#### EXTRACTED MATERIAL

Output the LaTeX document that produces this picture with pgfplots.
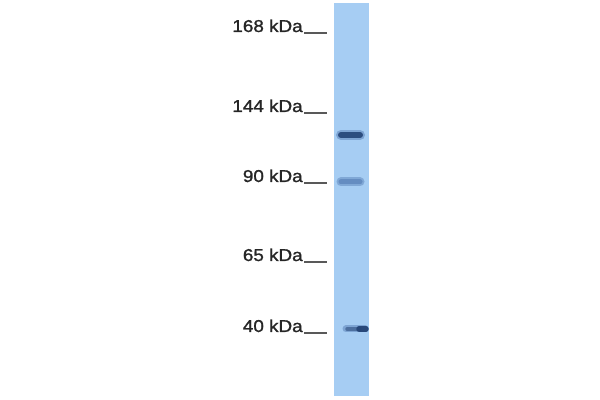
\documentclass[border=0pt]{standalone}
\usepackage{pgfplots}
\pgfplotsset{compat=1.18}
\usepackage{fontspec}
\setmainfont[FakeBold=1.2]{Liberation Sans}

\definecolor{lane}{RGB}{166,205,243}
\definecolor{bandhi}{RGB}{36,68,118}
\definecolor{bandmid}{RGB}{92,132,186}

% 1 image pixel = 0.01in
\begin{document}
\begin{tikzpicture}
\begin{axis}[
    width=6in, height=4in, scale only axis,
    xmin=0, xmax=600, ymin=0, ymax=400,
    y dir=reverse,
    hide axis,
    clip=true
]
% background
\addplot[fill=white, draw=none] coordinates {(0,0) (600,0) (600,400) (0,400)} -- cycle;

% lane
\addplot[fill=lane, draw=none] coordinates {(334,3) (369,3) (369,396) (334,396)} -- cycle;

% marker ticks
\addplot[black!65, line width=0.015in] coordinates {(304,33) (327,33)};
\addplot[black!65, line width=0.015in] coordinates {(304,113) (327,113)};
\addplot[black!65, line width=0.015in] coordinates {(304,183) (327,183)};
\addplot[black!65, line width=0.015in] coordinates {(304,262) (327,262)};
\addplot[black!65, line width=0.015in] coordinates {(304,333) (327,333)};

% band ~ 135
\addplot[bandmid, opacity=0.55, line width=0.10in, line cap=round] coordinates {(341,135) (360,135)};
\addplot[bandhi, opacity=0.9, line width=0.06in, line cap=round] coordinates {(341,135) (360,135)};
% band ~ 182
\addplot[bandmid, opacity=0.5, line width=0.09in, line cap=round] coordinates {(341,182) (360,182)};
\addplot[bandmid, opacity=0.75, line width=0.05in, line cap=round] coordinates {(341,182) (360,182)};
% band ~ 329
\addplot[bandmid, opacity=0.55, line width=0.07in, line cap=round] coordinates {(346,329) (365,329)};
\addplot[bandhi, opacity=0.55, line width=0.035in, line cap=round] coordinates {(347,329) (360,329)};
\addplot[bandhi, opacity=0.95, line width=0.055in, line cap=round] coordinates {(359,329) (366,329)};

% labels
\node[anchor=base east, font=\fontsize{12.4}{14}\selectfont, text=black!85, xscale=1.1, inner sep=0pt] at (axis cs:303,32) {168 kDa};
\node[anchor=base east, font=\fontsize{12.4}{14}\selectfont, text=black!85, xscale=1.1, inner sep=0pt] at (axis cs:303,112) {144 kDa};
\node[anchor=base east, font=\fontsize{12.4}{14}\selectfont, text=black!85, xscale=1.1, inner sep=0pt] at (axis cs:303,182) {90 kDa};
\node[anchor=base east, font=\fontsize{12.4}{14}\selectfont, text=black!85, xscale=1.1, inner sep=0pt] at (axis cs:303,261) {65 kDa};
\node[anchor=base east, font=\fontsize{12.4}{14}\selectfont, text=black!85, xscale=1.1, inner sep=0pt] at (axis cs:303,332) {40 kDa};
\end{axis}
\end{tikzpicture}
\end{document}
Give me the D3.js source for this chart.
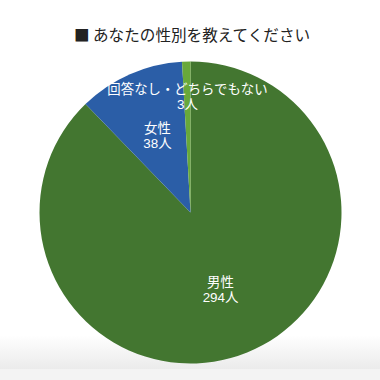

########

**WHAT YOU ARE ASKED TO DO:** Retype all the records shown above, character for character. Omit every picture.

**ANSWER:**
Output the LaTeX document that produces this picture with pgfplots.
\documentclass[border=0pt]{standalone}
\usepackage{pgfplots}
\pgfplotsset{compat=1.18}
\usepackage{fontspec}
\setmainfont[FakeBold=1.2]{Liberation Sans}

\definecolor{lane}{RGB}{166,205,243}
\definecolor{bandhi}{RGB}{36,68,118}
\definecolor{bandmid}{RGB}{92,132,186}

% 1 image pixel = 0.01in
\begin{document}
\begin{tikzpicture}
\begin{axis}[
    width=6in, height=4in, scale only axis,
    xmin=0, xmax=600, ymin=0, ymax=400,
    y dir=reverse,
    hide axis,
    clip=true
]
% background
\addplot[fill=white, draw=none] coordinates {(0,0) (600,0) (600,400) (0,400)} -- cycle;

% lane
\addplot[fill=lane, draw=none] coordinates {(334,3) (369,3) (369,396) (334,396)} -- cycle;

% marker ticks
\addplot[black!65, line width=0.015in] coordinates {(304,33) (327,33)};
\addplot[black!65, line width=0.015in] coordinates {(304,113) (327,113)};
\addplot[black!65, line width=0.015in] coordinates {(304,183) (327,183)};
\addplot[black!65, line width=0.015in] coordinates {(304,262) (327,262)};
\addplot[black!65, line width=0.015in] coordinates {(304,333) (327,333)};

% band ~ 135
\addplot[bandmid, opacity=0.55, line width=0.10in, line cap=round] coordinates {(341,135) (360,135)};
\addplot[bandhi, opacity=0.9, line width=0.06in, line cap=round] coordinates {(341,135) (360,135)};
% band ~ 182
\addplot[bandmid, opacity=0.5, line width=0.09in, line cap=round] coordinates {(341,182) (360,182)};
\addplot[bandmid, opacity=0.75, line width=0.05in, line cap=round] coordinates {(341,182) (360,182)};
% band ~ 329
\addplot[bandmid, opacity=0.55, line width=0.07in, line cap=round] coordinates {(346,329) (365,329)};
\addplot[bandhi, opacity=0.55, line width=0.035in, line cap=round] coordinates {(347,329) (360,329)};
\addplot[bandhi, opacity=0.95, line width=0.055in, line cap=round] coordinates {(359,329) (366,329)};

% labels
\node[anchor=base east, font=\fontsize{12.4}{14}\selectfont, text=black!85, xscale=1.1, inner sep=0pt] at (axis cs:303,32) {168 kDa};
\node[anchor=base east, font=\fontsize{12.4}{14}\selectfont, text=black!85, xscale=1.1, inner sep=0pt] at (axis cs:303,112) {144 kDa};
\node[anchor=base east, font=\fontsize{12.4}{14}\selectfont, text=black!85, xscale=1.1, inner sep=0pt] at (axis cs:303,182) {90 kDa};
\node[anchor=base east, font=\fontsize{12.4}{14}\selectfont, text=black!85, xscale=1.1, inner sep=0pt] at (axis cs:303,261) {65 kDa};
\node[anchor=base east, font=\fontsize{12.4}{14}\selectfont, text=black!85, xscale=1.1, inner sep=0pt] at (axis cs:303,332) {40 kDa};
\end{axis}
\end{tikzpicture}
\end{document}
Give me the D3.js source for this chart.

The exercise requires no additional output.